The third season of NBC’s Hannibal is set to premiere next week, and when tuning in you’ll notice a decidedly different and perhaps even darker show than what left last year. We’ve already praised Hannibal as the best show of last year. But, season three perhaps elevates the darkly gothic drama to new heights.
In the three episodes watched for early review, there are many new faces, an entirely new setting, and an even darker tone. There will be some slight spoilers ahead, but because this is pre-air coverage we’re going to keep this review as general as possible.
It should come as no secret that Will Graham is alive after the events of last season. Hannibal has relocated to the heart of Italy with Bedelia. Her shocking compliance in aiding Hannibal at the end of the second season is the focal point of the entire first episode. It provides a more intimate look at the titular character than the show has ever provided. We’ve often been treated to only glimpses of the sinister man behind the elegance, and this first episode peels back the top layer entirely.

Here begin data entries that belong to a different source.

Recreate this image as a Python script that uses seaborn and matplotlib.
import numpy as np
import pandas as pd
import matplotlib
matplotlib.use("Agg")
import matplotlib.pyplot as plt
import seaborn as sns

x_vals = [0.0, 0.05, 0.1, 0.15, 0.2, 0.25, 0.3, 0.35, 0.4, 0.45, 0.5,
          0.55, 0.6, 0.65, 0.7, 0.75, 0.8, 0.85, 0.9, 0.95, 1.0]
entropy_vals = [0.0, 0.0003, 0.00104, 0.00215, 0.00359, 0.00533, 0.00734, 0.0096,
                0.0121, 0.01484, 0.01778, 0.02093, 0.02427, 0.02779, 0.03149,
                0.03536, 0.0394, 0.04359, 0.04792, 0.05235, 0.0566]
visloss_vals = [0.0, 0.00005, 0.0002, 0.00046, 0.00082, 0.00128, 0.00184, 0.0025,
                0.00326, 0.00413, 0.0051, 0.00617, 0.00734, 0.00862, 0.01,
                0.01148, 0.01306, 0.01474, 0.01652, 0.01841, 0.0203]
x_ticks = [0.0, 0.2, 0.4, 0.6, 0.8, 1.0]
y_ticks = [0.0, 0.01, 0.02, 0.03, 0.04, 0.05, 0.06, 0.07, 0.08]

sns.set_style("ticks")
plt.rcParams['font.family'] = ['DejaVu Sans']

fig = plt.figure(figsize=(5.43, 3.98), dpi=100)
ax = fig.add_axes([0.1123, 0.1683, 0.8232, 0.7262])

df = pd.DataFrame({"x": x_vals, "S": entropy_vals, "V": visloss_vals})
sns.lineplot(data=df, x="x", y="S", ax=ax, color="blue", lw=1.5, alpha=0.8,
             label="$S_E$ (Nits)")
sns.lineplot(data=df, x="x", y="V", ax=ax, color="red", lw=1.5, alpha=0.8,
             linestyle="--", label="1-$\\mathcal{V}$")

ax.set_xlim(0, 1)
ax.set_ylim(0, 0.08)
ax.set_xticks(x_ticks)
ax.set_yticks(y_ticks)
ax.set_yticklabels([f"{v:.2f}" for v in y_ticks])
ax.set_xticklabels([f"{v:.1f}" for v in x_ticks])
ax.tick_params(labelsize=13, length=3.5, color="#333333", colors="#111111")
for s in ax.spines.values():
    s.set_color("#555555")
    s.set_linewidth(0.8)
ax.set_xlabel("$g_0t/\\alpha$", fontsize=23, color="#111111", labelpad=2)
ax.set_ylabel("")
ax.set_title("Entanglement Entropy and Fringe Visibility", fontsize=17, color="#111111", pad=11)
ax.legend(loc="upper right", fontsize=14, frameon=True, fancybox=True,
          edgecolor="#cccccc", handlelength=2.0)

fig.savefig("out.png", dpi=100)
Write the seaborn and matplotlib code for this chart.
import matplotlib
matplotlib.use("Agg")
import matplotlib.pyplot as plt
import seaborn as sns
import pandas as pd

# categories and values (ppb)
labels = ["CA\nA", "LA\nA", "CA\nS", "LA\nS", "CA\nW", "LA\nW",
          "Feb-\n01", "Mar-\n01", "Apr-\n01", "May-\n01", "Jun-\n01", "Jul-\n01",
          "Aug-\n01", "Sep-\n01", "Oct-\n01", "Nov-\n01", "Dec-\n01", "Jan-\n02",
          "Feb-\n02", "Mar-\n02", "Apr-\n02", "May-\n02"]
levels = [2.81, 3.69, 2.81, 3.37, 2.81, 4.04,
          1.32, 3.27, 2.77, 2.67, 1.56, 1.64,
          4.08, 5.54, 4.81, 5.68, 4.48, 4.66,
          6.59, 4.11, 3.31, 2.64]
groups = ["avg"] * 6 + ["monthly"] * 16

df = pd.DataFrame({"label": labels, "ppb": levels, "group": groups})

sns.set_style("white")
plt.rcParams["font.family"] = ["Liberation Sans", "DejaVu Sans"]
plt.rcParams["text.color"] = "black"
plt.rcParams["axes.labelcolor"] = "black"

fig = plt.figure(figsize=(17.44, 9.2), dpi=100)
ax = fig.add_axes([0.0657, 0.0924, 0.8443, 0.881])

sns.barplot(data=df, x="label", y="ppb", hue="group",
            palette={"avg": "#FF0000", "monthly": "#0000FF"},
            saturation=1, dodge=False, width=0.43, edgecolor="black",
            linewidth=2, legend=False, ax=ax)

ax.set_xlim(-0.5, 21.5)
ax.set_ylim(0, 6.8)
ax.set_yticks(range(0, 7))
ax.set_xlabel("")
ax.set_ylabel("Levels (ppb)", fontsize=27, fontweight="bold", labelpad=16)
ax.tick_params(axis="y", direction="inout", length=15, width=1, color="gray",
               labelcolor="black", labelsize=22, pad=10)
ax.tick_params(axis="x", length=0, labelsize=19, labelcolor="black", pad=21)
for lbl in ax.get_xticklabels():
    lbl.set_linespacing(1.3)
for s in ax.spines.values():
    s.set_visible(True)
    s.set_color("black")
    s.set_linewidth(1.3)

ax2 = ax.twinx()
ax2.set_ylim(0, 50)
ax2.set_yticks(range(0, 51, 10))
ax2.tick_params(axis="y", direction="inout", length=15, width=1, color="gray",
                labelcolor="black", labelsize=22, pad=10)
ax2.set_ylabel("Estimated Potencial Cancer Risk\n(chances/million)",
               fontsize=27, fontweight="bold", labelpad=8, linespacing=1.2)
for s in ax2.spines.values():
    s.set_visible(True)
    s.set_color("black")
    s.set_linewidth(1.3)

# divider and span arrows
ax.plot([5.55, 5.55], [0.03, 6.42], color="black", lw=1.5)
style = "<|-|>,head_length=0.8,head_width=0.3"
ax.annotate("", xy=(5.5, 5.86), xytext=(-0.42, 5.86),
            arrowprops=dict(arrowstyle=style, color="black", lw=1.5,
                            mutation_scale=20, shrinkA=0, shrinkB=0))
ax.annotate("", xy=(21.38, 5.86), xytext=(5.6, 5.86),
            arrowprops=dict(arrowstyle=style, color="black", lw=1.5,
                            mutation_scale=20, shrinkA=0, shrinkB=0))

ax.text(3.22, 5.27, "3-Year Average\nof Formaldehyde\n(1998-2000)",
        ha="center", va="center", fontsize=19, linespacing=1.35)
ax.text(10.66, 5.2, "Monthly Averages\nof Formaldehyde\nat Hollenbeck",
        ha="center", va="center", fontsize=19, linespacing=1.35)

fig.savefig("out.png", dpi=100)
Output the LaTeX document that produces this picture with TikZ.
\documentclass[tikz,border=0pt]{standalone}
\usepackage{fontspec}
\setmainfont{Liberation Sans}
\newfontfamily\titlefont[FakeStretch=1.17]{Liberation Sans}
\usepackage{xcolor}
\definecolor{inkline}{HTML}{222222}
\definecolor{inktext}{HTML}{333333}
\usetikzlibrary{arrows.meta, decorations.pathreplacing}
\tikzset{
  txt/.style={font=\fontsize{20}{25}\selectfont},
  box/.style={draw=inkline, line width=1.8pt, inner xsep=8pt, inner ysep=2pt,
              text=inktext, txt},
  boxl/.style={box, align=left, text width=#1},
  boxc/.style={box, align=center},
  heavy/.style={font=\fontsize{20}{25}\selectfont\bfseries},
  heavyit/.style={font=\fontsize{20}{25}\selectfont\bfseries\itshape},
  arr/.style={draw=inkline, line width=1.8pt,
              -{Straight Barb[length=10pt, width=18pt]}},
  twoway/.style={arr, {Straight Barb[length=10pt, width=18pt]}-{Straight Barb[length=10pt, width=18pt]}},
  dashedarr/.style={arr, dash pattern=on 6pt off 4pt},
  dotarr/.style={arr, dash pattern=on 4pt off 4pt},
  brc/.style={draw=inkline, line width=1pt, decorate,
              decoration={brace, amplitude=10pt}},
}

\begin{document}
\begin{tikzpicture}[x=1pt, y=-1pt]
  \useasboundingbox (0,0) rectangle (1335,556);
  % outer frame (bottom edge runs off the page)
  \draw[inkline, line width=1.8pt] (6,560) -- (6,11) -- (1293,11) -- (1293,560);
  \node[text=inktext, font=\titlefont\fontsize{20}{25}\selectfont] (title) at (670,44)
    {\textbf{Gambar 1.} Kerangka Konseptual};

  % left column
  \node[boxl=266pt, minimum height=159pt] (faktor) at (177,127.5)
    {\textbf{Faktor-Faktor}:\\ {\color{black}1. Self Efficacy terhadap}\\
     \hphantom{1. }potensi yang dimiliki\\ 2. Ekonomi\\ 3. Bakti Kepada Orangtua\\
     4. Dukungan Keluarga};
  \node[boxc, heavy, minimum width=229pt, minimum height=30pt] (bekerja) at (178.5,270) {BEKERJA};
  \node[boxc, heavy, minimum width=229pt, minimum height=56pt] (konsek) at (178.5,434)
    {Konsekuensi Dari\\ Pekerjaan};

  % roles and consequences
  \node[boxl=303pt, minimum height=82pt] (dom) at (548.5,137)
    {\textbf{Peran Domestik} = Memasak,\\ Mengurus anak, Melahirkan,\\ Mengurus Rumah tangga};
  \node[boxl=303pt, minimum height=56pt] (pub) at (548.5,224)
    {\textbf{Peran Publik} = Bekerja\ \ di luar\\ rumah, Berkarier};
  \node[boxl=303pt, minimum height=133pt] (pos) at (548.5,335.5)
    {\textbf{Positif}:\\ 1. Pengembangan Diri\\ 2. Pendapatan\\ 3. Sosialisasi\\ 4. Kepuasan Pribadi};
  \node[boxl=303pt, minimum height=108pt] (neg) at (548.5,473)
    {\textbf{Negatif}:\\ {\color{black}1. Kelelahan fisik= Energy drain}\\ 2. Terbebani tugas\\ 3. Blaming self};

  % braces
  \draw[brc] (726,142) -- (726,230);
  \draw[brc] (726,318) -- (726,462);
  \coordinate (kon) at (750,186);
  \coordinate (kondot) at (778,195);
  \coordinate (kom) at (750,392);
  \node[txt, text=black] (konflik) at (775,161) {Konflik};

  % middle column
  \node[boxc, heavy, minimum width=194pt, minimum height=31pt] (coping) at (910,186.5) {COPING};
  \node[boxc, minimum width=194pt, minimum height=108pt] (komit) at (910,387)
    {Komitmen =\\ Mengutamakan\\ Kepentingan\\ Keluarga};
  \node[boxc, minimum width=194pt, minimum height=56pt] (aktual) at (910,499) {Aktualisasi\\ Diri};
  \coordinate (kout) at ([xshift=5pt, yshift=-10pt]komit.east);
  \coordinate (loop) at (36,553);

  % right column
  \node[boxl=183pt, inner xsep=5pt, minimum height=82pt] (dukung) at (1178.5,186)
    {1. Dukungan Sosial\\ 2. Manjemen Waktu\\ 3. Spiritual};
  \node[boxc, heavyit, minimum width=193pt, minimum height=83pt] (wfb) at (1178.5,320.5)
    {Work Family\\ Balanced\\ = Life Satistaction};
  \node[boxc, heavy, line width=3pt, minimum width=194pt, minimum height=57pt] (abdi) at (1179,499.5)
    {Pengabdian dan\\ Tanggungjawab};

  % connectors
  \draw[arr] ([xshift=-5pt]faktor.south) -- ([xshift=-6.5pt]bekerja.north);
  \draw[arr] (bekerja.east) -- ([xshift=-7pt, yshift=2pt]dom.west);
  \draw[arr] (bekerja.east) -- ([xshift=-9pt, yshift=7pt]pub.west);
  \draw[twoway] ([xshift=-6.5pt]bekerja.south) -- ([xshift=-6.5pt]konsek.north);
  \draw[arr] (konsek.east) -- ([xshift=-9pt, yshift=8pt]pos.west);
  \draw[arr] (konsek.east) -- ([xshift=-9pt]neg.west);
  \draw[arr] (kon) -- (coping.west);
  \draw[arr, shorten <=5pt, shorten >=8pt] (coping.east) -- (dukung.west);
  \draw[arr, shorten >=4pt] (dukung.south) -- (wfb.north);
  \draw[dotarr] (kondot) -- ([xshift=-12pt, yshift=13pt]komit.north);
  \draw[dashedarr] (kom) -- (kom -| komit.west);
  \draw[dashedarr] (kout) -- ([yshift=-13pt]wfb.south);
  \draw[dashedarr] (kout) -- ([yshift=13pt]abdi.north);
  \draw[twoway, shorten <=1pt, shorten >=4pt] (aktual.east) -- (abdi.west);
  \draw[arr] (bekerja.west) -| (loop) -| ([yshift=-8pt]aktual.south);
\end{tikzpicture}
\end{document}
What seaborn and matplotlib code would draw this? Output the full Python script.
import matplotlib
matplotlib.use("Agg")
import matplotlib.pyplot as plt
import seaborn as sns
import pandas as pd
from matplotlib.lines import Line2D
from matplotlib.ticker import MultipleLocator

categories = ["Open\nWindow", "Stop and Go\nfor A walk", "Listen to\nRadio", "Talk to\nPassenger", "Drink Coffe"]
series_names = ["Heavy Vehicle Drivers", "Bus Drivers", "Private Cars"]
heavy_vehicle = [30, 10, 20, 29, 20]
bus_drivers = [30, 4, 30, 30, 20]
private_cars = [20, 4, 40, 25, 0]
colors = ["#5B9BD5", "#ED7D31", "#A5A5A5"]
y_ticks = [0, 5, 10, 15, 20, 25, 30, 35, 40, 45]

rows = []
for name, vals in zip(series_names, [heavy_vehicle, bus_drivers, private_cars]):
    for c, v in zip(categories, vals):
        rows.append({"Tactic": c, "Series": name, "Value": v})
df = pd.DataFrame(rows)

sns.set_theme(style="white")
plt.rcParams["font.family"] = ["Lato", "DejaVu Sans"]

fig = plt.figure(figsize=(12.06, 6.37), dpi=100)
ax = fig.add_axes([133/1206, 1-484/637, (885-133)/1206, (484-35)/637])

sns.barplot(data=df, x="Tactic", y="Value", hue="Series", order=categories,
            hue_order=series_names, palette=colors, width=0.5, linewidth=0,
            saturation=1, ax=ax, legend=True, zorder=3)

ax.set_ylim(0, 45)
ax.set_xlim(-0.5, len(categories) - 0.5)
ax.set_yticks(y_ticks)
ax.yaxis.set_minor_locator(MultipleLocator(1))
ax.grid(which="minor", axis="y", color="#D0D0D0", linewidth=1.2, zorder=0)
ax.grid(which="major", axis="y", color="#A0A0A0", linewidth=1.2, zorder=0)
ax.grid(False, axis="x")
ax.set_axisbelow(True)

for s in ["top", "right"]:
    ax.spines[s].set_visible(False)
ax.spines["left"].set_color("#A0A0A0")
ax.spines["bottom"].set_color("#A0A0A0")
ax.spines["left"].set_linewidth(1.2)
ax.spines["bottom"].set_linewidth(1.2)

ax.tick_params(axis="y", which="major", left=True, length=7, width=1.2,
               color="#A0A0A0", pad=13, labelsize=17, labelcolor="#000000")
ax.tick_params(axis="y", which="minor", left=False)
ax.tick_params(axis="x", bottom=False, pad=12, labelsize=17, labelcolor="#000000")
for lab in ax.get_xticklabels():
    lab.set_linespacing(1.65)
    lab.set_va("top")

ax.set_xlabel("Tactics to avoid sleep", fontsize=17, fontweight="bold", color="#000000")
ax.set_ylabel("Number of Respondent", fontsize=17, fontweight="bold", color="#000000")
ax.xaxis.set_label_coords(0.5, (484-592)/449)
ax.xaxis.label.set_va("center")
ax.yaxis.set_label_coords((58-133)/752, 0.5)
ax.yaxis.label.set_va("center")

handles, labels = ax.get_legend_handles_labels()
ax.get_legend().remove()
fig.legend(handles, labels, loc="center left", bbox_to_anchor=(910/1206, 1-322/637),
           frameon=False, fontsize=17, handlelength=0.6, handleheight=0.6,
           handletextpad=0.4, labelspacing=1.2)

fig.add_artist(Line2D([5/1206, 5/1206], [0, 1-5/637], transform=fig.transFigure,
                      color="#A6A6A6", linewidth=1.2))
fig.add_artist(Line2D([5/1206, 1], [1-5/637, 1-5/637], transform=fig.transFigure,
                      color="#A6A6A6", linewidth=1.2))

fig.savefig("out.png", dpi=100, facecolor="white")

It’s an emotional character deconstruction that compounded with every scene. Gillian Anderson’s performance pushes Mads Mikkelson in ways never thought possible. Her portrayal is pained and distant – less engaged than previously but brought to life in an entirely new way that doesn’t align with the woman we used to know.
This juxtaposition continues throughout the bulk of these first three episodes. Bryan Fuller creates meticulously detailed scripts that define his characters in completely unpredictable ways.
Will recovers from last seasons trauma after 8 months. He’s got a renewed fixation on Hannibal. But within every moment of confidence comes several of doubt. The second episode of the season is a beautiful dance between confidence and delusion with the audience left somewhere in the middle. Will is so confident of his understanding and relationship with Hannibal that it transgresses the boundaries previously laid forth by the show.
The Will we know is still there. He has a fantastic lead on Hannibal’s motives. But the show layers his efforts with several leading irregularities. It pushes to undermine Will’s character but reestablishes it at every turn – and he now exists on noticeably shaky ground. For characters that are so well defined to feel this broken and unpredictable is a triumph.
It forces a new perspective onto Will’s fixation and shows a man who’s flirting with an eternal monster. Hannibal has always been a show about devotion and love. This third season reexamines those themes with an even more overt lens than before. (I’m sure much to the delight of the Tumblr shippers out there.) But, it paints an interesting portrait of Will’s future and casts doubt on whether or not he was more at home behind bars.
Mads Mikkelson is again a tour-de-force in his portrayal of Hannibal. But, here he’s more confident, scary, and unpredictable than ever. The early episodes of this season do a lot of work to peel back the layers of his façade. He is still very much a monster, but within that lies a more human side. He’s somehow more engaging than ever before but riddled with contradictions.
The visual style of the show is similarly riddled with new definitions. The scenery of Italy allows for a new visual feast of time lapses, but the sinister hallucinatory landscape of Will’s mind is elevated further and faster than ever before. The stag-man still lurks in the darkness, but if you think he had horrors to show you before you haven’t seen anything yet.
As much as Hannibal’s second season worked to redefine the narrative – season three elevates it in pretty much every way possible. It’s a revelation for the character, plot progression, and visual insanity. It firmly re-establishes Hannibal as the best horror show on television, and simply cannot be missed.
I’ll be running weekly reviews – along with spoilers as the episodes air.
Hannibal returns to NBC on June 4th after the Charlie Manson drama Aquarius at 10/9c.